I love what is good in her and hate the rest. There is no effort out of this woman to make life better, just talk and excuses, and it has worn me down and stolen my happiness and is now hurting my son's future, because she has damaged him by how she is.
So how do I fix everything? The first step is for this bitch to do what I say and how I say to do it and to try to grow a brain in the process. I have been right about everything, and I have suffered because i stuck it out and tried to do the right thing. I deserve a wife who at least tries to make a good life for those she says she loves, but this doesn't always feel like love, it feels like need.
She loves me, but it is on her terms with conditions and she is covertly vindictive when things are not her way.

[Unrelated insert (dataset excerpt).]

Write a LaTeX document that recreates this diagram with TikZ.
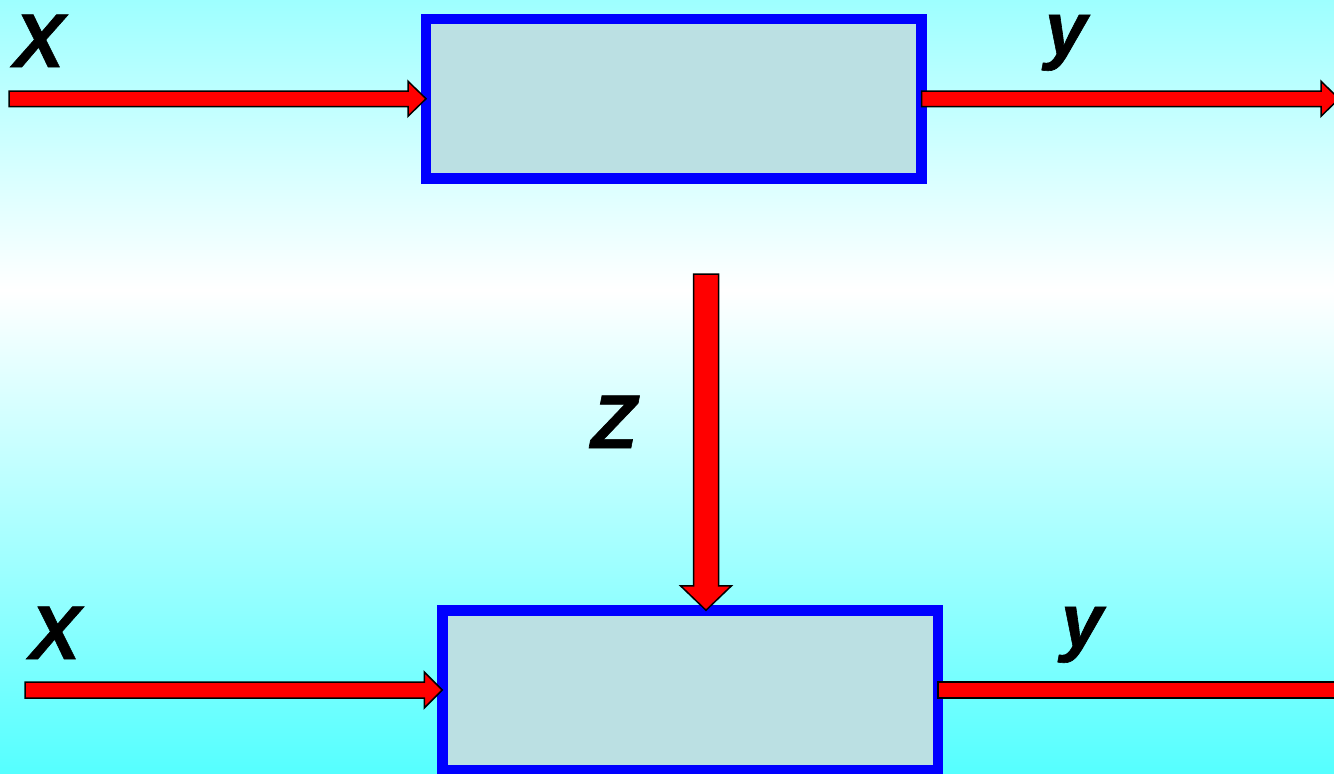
\documentclass[tikz,border=0pt]{standalone}
\usepackage{fontspec}
\setmainfont{Liberation Sans}
\newfontface\lblfont[FakeBold=0.8]{Liberation Sans Bold Italic}
\usetikzlibrary{calc}
\definecolor{bgtop}{RGB}{158,255,255}
\definecolor{bgbot}{RGB}{85,255,255}
\definecolor{boxfill}{RGB}{187,224,227}
\definecolor{boxline}{RGB}{0,0,255}
\tikzset{
  blockbox/.style={rectangle,draw=boxline,fill=boxfill,line width=10.5pt,inner sep=0pt,outer sep=0pt,minimum width=495.5pt,minimum height=159.5pt},
  arrowbody/.style={fill=red,draw=black,line width=1.5pt,line join=miter},
  lbl/.style={font=\lblfont\fontsize{76}{76}\selectfont,anchor=base,inner sep=0pt}
}
% #1 from, #2 to, #3 half shaft, #4 half head, #5 head length
\newcommand\blockarrow[5]{%
  \path ($(#2)!#5!(#1)$) coordinate (hb);
  \filldraw[arrowbody] ($(#1)!#3!90:(#2)$) -- ($(hb)!#3!90:(#2)$) -- ($(hb)!#4!90:(#2)$) -- (#2)
     -- ($(hb)!#4!-90:(#2)$) -- ($(hb)!#3!-90:(#2)$) -- ($(#1)!#3!-90:(#2)$) -- cycle;}
\newcommand\blockshaft[3]{%
  \filldraw[arrowbody] ($(#1)!#3!90:(#2)$) -- ($(#2)!#3!-90:(#1)$) -- ($(#2)!#3!90:(#1)$) -- ($(#1)!#3!-90:(#2)$) -- cycle;}
\begin{document}
\begin{tikzpicture}[x=1pt,y=-1pt]
\useasboundingbox (0,0) rectangle (1334,774);
\shade[top color=bgtop,bottom color=white] (0,0) rectangle (1334,290);
\shade[top color=white,bottom color=bgbot] (0,290) rectangle (1334,774);

\node[blockbox] (b1) at (673.75,98.75) {};
\node[blockbox] (b2) at (690,690) {};

\coordinate (x1) at (9,98.75);
\coordinate (y1) at (1339,98.75);
\coordinate (x2) at (25,690);
\coordinate (y2) at (1345,690);
\coordinate (zs) at (706,274);
\coordinate (ze) at (zs |- b2.north);

\blockarrow{x1}{b1.west}{7.75pt}{17.5pt}{18pt}
\blockarrow{b1.east}{y1}{7.75pt}{17.5pt}{18pt}
\blockarrow{x2}{b2.west}{8pt}{18pt}{18pt}
\blockshaft{b2.east}{y2}{8pt}
\blockarrow{zs}{ze}{12.5pt}{25.5pt}{24.5pt}

\node[lbl] (lx1) at (39,67) {X};
\node[lbl] (ly1) at (1066,55) {y};
\node[lbl] (lz) at (614,448) {Z};
\node[lbl] (lx2) at (55,659) {X};
\node[lbl] (ly2) at (1082,647) {y};
\end{tikzpicture}
\end{document}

She reminds me of those creatures clinging to the ribs of the ghost of Christmas Past. The minimum just doesn't cut it, neither does being mostly celibate, and having her interject at all the wrong times, or her blunders and stupidity. Her stupidity has set us back all too often, but she'll never deny it.
And when she acts like she can do better, that just kills me. In what reality?
I want out of this house, yesterday, and I refuse to spend another dollar on it, and if the foreclosure about to fall on us goes on me when it needs to be on just her, I will wig. You can't tie someone's legs up and expect them to walk.
I do love her, but there are times, when I think of the past, the betrayals, the bullshit, that I hate her more. I must be the eternal optimist to stay. But she has no right to any kind of say-so in anything as to how I live or what I do, not until she is a contributing partner. It suck to love someone who doesn't give you what you need in life or love.